“A caça” is one Oliveira’s most distressing and mysterious films. Two boys, Roberto and José, enter a hunting ground, flooded with marshes. José falls into a quagmire and Roberto runs to the village looking for help. The locals form a human chain to save the victim…
“I conceived ‘A caça’ after reading in a newspaper that a boy was sucked down into a pit of quicksand and the other, due to fear, fled without helping him. The movie is based on this event.” In this laconic way, Oliveira summarizes his purpose. His first intention was to make a feature film about such an anguishing event.
But “A caça” transcends this anecdote. From the Brechtian opening shot accompanying the main titles, Oliveira suggests a multiple initiation voyage: from the city to the countryside, from civilization to virgin nature, from juvenile laughs to the old man’s terrible cry (“A mão, a mão”: “¡The hand! ¡The hand!”) that expresses the ancient fear about losing contact with the tangible world. In “A caça”, the rough landscape is indifferent to human drama. It allows people to come into its territory but in order to set them a trap; like a great carnivorous plant that devours animals and people, which are unsuspiciously close to each other. (“If animals were good, they would not kill each other”, the boys discuss in their way to the marshes.)
It is striking that this rough fiction has been qualified as a documentary. Oliveira’s visual language is realistic and brutal (as Franju used in it Le sang des bêtes, visually mentioned by the Portuguese director). But his gaze seeks to penetrate into the secret world hiding behind the visible world, one of the trademarks of Oliveira’s cinema.

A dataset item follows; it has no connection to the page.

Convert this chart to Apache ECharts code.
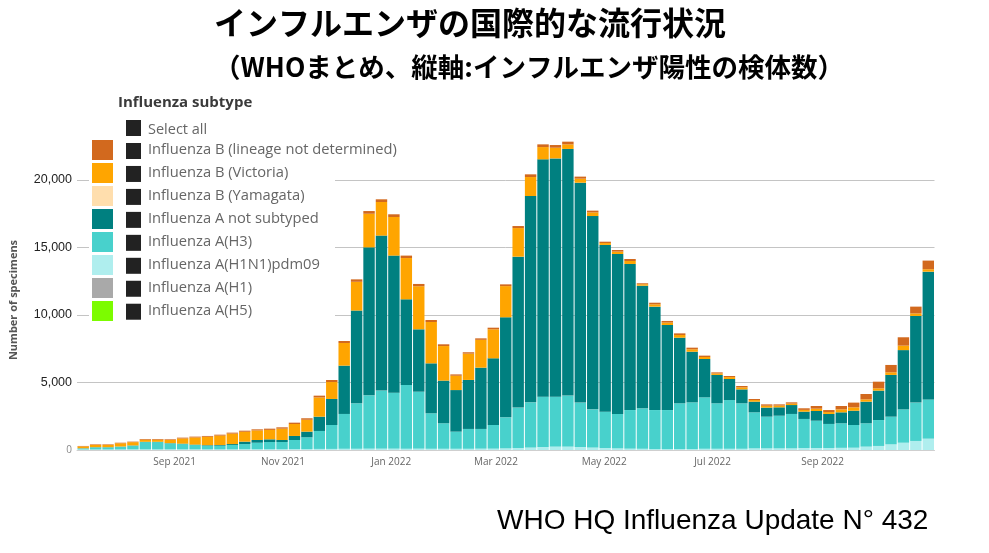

“Oliveira’s Buñueliana, violent facet finds in A caça his more explicit materialization (…) And, certainly, it is the strongest artistic crystallization of the “Desespero português” of the 60s” (Jorge Leitão Ramos: Dicionário do Cinema Português 1962-1988. Lisboa: Caminho: 69. Found in: link)
“Oliveira’s devastating short is a menacing study of violence and frustrated masculinity that chronicles the strange accident that befalls an all-male hunting party. ‘The Hunt’ was among Oliveira´s first works to be universally praised for the strength of its vision and storytelling power”. (Harvard Film Archive)
Last remark: In his original version, the movie ends tragically. So the censor forced Oliveira to shot a more optimistic end.